• [Provided material]:
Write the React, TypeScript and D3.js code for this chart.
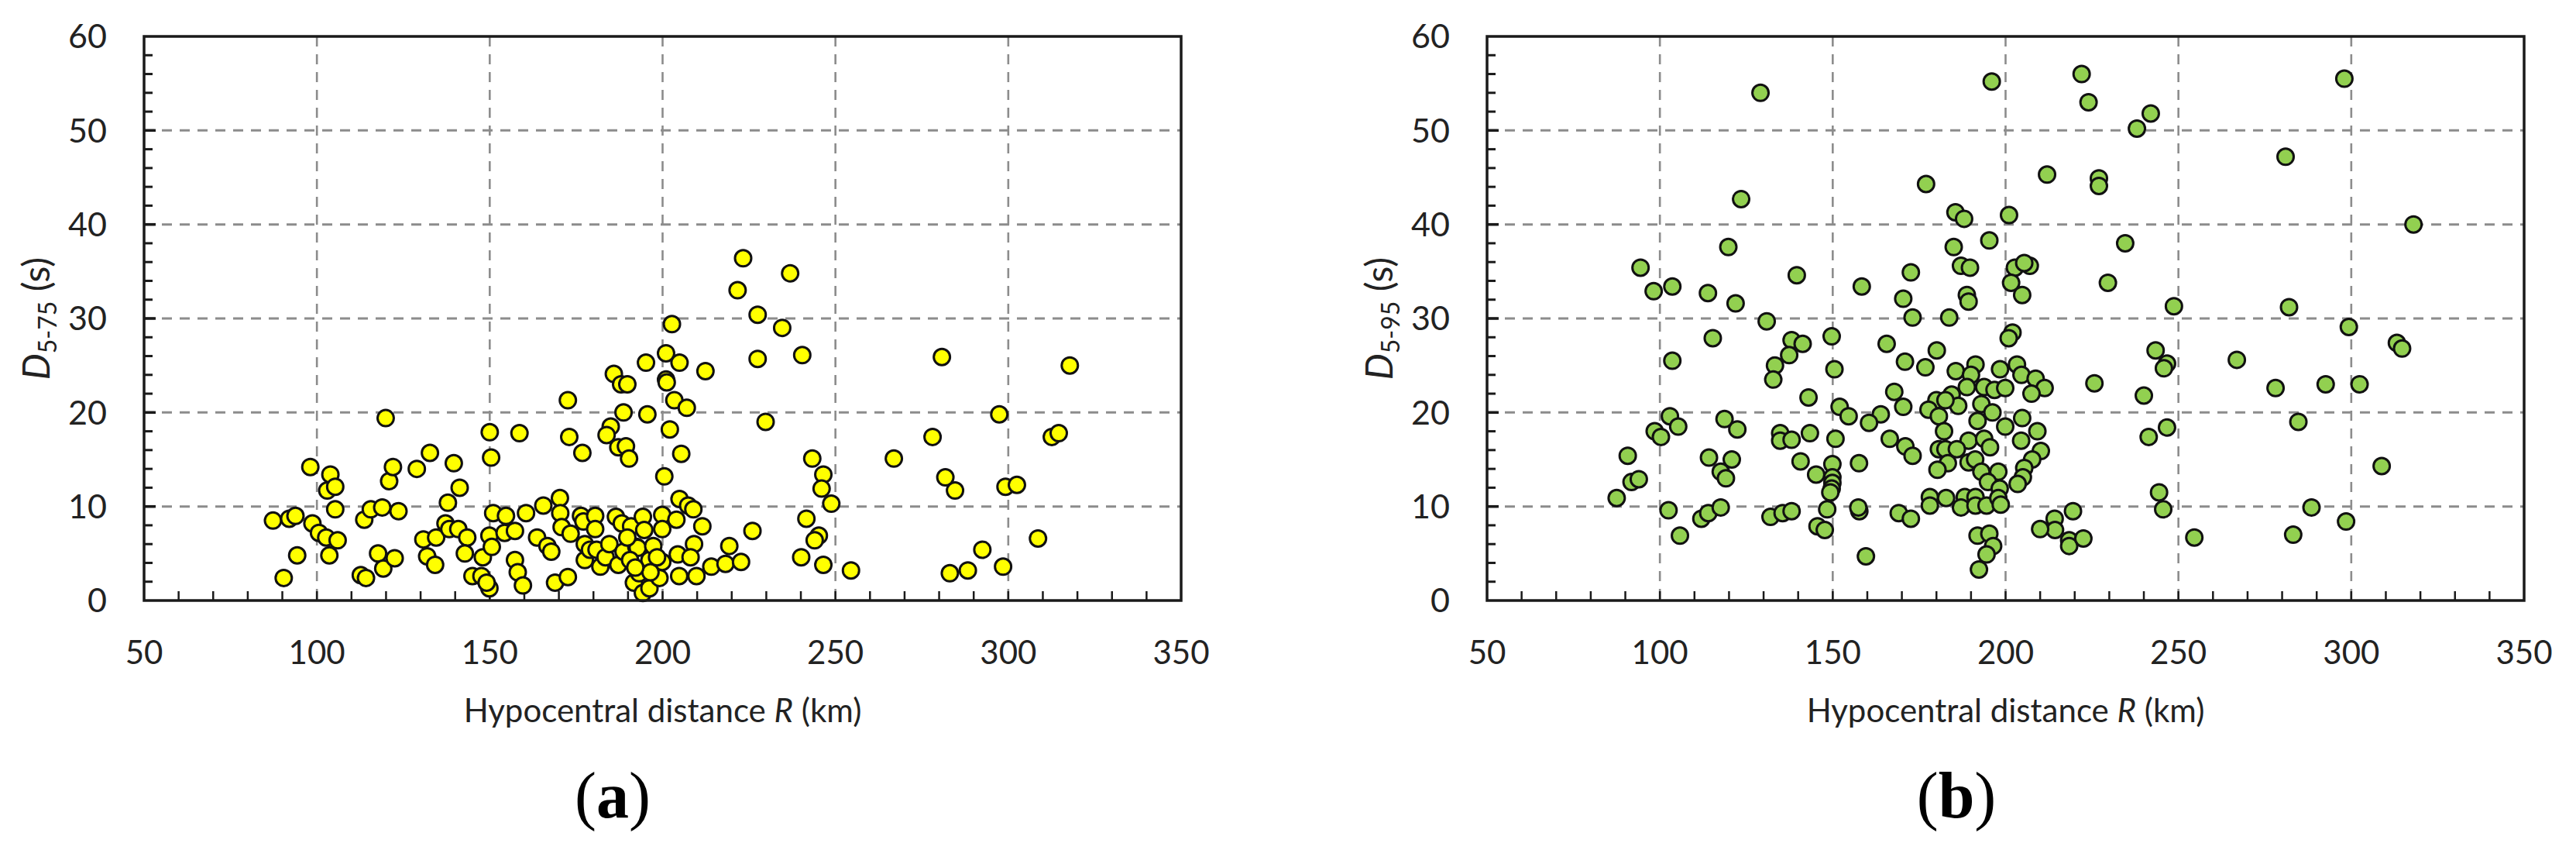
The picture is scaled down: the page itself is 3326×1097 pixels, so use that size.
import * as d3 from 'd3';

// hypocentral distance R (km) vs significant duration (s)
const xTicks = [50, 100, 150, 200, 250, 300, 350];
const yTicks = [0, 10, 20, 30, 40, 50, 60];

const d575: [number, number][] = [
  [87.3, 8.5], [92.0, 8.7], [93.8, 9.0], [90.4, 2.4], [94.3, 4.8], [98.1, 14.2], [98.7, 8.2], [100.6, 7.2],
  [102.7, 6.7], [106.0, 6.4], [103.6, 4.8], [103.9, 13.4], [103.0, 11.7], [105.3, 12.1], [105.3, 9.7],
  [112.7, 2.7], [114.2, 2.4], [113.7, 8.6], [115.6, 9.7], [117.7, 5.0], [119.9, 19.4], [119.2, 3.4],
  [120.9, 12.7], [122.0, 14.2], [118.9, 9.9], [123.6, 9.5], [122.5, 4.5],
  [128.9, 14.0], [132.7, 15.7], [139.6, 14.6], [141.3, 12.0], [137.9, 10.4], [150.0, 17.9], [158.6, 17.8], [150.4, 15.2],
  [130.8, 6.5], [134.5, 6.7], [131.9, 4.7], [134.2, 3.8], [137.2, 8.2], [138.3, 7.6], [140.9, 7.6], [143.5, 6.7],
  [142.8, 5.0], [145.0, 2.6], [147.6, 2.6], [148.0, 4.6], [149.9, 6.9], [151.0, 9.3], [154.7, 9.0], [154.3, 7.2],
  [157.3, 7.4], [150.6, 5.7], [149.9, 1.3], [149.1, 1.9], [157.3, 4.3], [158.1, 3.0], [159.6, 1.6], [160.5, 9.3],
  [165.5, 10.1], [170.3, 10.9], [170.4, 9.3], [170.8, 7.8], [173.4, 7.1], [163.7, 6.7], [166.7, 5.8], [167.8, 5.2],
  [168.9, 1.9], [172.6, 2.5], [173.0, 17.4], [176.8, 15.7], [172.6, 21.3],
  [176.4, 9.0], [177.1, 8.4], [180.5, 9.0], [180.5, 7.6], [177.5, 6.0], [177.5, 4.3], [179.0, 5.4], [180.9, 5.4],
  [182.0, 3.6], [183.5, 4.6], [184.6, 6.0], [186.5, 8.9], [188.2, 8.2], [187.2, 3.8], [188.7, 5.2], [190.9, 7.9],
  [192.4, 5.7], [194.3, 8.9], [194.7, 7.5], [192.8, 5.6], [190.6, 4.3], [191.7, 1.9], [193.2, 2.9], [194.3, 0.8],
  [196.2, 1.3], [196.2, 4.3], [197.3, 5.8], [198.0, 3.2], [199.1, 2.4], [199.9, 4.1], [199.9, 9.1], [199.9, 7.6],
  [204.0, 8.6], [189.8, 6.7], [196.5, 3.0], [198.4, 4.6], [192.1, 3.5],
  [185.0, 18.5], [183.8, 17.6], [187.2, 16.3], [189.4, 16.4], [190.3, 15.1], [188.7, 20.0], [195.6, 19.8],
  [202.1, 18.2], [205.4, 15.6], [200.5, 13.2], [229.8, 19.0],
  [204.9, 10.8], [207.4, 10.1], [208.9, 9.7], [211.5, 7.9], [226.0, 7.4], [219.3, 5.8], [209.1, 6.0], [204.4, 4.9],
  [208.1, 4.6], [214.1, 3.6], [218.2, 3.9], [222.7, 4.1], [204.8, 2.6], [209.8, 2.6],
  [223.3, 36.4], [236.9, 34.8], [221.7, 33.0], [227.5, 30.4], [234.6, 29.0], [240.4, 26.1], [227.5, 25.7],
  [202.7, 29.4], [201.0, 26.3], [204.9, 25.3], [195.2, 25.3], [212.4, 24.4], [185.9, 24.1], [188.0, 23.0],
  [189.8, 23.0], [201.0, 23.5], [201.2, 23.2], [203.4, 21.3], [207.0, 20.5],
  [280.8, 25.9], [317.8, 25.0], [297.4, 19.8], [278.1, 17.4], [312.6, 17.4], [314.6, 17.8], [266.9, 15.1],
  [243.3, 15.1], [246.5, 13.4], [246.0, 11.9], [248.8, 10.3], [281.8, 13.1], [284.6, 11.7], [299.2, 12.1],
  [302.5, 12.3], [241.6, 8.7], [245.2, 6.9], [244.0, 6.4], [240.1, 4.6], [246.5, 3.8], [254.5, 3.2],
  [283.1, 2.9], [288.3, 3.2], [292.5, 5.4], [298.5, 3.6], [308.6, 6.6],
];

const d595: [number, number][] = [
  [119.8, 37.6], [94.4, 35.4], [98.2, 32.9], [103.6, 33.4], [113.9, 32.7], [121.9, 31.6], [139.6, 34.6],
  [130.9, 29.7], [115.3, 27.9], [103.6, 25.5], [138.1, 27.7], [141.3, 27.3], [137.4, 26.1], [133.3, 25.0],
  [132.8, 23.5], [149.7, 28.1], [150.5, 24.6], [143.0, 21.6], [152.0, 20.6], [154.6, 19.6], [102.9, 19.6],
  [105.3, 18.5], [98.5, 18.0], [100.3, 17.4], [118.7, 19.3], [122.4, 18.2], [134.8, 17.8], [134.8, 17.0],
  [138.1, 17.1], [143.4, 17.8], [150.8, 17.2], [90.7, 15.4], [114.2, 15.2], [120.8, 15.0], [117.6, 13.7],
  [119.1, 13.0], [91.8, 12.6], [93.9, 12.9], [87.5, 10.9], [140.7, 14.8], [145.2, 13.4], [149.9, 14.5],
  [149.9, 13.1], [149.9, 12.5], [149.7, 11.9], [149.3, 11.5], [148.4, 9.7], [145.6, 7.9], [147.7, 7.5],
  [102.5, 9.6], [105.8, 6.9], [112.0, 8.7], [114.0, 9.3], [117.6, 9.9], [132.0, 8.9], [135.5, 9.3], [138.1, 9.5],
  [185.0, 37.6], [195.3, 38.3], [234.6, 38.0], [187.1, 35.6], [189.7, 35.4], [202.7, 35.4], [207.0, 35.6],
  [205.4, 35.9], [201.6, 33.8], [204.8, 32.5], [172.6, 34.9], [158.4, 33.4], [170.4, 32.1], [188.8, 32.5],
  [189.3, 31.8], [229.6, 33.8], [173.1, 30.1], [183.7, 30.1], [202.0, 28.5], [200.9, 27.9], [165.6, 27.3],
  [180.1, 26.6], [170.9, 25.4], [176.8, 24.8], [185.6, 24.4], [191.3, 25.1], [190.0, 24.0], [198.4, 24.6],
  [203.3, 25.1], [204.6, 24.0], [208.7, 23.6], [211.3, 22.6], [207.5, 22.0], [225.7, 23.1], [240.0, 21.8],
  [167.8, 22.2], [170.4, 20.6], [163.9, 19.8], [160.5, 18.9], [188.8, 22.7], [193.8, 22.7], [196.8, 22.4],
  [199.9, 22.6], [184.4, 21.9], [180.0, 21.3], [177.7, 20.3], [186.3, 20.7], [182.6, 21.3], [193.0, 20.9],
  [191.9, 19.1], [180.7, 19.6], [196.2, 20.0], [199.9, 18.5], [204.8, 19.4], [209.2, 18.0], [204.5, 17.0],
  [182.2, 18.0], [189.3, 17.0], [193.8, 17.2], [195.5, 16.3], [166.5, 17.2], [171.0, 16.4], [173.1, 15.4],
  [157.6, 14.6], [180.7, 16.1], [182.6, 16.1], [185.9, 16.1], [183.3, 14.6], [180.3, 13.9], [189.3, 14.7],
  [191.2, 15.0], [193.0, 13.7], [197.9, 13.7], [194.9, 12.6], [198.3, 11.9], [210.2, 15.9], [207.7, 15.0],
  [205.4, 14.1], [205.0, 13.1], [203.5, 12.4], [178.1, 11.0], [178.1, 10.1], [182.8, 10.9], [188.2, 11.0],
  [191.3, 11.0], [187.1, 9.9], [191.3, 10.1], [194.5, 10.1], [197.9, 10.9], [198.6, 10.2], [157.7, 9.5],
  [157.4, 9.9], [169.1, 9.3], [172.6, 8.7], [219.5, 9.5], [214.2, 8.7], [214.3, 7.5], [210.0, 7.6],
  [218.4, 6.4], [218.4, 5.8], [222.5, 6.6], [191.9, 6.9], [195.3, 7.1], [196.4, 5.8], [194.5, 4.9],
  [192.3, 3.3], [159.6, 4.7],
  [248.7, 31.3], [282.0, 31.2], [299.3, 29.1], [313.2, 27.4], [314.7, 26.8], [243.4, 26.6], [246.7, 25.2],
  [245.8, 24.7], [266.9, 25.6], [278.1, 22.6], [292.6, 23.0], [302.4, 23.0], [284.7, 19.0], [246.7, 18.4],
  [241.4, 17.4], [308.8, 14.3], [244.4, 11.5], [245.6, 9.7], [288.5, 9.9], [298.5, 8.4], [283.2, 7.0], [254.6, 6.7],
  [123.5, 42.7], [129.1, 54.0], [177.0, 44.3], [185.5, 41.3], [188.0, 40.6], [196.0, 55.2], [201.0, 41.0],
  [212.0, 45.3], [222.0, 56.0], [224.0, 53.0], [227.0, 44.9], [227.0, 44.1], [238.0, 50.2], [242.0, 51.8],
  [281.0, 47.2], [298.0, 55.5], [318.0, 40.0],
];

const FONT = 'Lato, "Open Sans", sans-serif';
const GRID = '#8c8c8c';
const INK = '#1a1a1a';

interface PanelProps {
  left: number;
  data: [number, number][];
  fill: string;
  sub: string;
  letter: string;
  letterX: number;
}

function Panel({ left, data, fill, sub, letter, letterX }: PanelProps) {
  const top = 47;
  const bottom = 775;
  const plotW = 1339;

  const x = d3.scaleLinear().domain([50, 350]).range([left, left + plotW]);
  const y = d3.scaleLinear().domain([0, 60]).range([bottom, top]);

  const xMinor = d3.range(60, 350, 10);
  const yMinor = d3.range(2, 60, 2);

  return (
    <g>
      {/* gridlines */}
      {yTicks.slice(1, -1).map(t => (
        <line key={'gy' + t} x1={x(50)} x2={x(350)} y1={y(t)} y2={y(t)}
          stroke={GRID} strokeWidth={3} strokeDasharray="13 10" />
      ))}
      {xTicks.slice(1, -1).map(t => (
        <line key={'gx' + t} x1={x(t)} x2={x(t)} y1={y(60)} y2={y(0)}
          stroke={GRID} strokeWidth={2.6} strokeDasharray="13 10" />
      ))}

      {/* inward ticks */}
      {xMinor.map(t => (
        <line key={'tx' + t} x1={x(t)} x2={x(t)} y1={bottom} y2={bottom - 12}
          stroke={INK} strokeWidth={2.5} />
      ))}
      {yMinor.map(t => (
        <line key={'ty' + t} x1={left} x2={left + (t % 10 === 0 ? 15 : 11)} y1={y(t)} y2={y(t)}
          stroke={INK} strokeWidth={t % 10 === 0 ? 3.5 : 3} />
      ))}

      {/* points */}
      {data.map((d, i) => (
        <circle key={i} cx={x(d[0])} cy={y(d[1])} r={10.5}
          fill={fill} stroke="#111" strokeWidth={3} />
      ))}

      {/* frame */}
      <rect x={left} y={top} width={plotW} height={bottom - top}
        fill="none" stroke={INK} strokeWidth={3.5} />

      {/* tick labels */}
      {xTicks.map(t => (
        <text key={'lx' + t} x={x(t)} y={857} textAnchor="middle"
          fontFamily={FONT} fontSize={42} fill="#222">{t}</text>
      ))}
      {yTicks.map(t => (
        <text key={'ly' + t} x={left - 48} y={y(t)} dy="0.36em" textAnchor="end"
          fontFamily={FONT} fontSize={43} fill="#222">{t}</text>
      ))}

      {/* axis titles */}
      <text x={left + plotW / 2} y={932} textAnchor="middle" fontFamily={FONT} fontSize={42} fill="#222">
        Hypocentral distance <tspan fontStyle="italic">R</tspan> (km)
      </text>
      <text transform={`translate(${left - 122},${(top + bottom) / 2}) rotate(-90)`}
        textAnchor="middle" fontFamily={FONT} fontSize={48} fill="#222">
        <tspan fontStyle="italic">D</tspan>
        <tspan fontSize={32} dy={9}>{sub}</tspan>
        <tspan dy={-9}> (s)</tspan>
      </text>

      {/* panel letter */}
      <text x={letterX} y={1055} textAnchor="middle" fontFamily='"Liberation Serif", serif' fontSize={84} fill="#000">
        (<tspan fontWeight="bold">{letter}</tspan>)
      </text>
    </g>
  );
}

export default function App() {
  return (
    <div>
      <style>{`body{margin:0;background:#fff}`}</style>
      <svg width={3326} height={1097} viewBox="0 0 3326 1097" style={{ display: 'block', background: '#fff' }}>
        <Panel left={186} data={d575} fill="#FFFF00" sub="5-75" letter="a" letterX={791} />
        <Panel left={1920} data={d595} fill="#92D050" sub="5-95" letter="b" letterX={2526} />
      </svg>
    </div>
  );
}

• [Task prompt]:
Would you reproduce the lines above, from the very first through the line containing "const yTicks = [0, 10, 20, 30, 40, 50, 60];", exactly and without the pictures?

• [Response for this exercise]:
Write the React, TypeScript and D3.js code for this chart.
The picture is scaled down: the page itself is 3326×1097 pixels, so use that size.
import * as d3 from 'd3';

// hypocentral distance R (km) vs significant duration (s)
const xTicks = [50, 100, 150, 200, 250, 300, 350];
const yTicks = [0, 10, 20, 30, 40, 50, 60];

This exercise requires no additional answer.